I woke up this morning...

Tonight, for some reason that I don't pretend to comprehend, I found myself watching a very powerful musical documentary about the music of the Civil Rights movement: Soundtrack for a Revolution (check it out: http://www.soundtrackforarevolutionfilm.com/Home.html As one of the great Civil Rights songs puts it:  I woke up this morning with my mind stayed on freedom. And I wept and wept and wept watching this film.  And the more I think about it, my tears came not only because I cherish these songs, but also because I have been discovering a few more clues about what is really important in ministry. 

+ Earlier today the writer, Cathleen Falsani Possley, posted this clip from the PBS program, Religion and Ethics, in which Eugene Peterson is profiled. One of the things he says in his quiet but clear way is that America is so addicted to consumption that we in the church must challenge the notion that the United States is a Christian nation. To be sure, there are blessings here that I cherish; but we are a very sick and wounded nation and our values are the polar opposite of Christ's. What's more, we don't know the difference.
Peterson goes on to take issue with the rise of the mega-church - a place where there is no spiritual or ethical accountability - and the rise of the cult of the so-called gospel of prosperity asking: "I want to ask these preachers, "Do you have anybody in your church that DIES? Where is the prosperity in that?!?'"  He concludes to predict that the old mainstream church - the now disestablished and side-lined congregations - are really holding it all together given the addictions and fads of the past 30 years. As some know, I resonate on a deep level with many of Peterson's insights and think it is worth the 6+ minutes to watch. Check it out @ http://www.pbs.org/wnet/religionandethics/episodes/may-13-2011/eugene-peterson/8806/

+ I've also been reflecting on the curious mixture of cruelty and kindness that often lives so close to one another in the church. Over the past few weeks, for example, I have experienced some real mean-spirited bullshit from some wounded souls (not from my congregation, thanks be to God) as well as some truly sanctified kindness. Once again, I find myself saying, "No good deed goes unpunished" as something that is both true and humbling. I have also reclaimed the wisdom that there are times when I simply have to shake the dust off my sandals and keep moving no matter how sad or painful that feels.  Some folk are just too toxic or stubborn for me - and I need to leave them to the Lord. (Truth be told, I think some of my tears were about that, too.)

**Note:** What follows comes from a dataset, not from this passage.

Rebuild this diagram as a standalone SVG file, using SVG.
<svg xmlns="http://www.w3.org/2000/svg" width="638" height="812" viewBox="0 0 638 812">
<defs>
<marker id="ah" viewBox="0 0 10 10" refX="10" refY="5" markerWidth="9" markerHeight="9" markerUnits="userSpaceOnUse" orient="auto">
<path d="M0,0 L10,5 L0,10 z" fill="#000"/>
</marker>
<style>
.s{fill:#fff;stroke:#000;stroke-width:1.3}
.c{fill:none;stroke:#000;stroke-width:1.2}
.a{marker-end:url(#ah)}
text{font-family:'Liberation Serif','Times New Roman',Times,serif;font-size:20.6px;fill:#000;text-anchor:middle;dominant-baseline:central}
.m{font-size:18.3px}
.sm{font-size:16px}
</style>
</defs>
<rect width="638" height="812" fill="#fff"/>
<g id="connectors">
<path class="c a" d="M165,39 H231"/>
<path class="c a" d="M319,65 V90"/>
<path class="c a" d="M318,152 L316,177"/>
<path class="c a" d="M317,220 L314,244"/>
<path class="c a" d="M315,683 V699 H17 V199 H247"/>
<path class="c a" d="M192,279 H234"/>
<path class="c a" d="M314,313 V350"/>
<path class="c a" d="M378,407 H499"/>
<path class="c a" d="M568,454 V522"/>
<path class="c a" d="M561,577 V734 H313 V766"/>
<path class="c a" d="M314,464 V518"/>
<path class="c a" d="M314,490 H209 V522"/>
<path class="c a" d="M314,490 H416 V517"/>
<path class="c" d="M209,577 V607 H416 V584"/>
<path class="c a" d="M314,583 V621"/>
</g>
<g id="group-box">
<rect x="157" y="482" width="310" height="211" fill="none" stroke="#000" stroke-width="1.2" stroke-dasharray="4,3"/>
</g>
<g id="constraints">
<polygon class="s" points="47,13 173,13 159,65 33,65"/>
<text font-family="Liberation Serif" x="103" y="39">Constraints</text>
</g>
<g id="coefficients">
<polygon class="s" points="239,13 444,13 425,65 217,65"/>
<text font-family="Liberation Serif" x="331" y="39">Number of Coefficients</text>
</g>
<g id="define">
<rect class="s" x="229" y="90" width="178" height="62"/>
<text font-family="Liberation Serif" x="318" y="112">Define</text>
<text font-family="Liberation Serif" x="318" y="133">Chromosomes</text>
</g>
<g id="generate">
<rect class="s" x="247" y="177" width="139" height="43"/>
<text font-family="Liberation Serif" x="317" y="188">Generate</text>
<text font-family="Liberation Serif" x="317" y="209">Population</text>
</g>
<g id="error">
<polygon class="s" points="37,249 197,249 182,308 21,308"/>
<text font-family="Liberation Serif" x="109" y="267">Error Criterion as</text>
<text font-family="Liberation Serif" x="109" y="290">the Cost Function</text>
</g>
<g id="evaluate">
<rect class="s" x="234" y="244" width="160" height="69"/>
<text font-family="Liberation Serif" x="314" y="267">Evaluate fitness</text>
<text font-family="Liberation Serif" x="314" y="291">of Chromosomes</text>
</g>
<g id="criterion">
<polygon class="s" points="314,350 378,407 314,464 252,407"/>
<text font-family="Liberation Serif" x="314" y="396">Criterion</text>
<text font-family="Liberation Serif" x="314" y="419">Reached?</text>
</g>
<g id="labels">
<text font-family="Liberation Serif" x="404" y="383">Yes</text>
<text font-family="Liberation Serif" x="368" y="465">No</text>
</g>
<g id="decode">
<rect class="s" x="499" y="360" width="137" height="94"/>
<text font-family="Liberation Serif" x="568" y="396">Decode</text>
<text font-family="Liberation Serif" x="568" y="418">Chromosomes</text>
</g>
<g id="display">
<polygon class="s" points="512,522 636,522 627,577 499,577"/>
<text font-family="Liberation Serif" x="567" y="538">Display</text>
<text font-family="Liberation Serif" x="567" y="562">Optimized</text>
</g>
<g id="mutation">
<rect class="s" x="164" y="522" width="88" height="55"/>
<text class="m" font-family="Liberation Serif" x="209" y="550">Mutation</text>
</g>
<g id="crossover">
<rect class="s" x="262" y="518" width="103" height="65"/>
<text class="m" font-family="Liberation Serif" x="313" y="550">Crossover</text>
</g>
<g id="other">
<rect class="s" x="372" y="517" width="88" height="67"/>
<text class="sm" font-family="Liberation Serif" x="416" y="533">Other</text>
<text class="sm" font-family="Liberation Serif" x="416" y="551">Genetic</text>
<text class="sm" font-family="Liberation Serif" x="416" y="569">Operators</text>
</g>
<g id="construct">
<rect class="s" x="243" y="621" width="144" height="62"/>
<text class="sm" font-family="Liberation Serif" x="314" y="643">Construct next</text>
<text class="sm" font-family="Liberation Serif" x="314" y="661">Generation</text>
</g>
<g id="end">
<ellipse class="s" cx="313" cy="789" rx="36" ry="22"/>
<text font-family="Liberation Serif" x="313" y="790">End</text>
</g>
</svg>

Well, tomorrow is my last day at church for two weeks! On Thursday, before we head out of town, I get to play with my jazz mates again at Patrick's Pub - and that feels like a soul medicine I have been missing for too long. Serendipitously, it will be a concert for peace-making and we'll have some of our Sister City friends from Nicaragua present as well as a few young musicians from the wider community. That will be healing for me - and I will make certain to throw in some of the gospel freedom songs that I cherish during this gig.

And then, as Chuck Berry - and later Bruce Springsteen - said, "It is bye, bye New Jersey I've become airborne... cuz you can't catch me!"  Canada, here we come!


Black Pete said…
Traveling mercies, you two.
RJ said…
I miss you so much and really wish this trip was going to take us to your place... but alas, another time, dear man.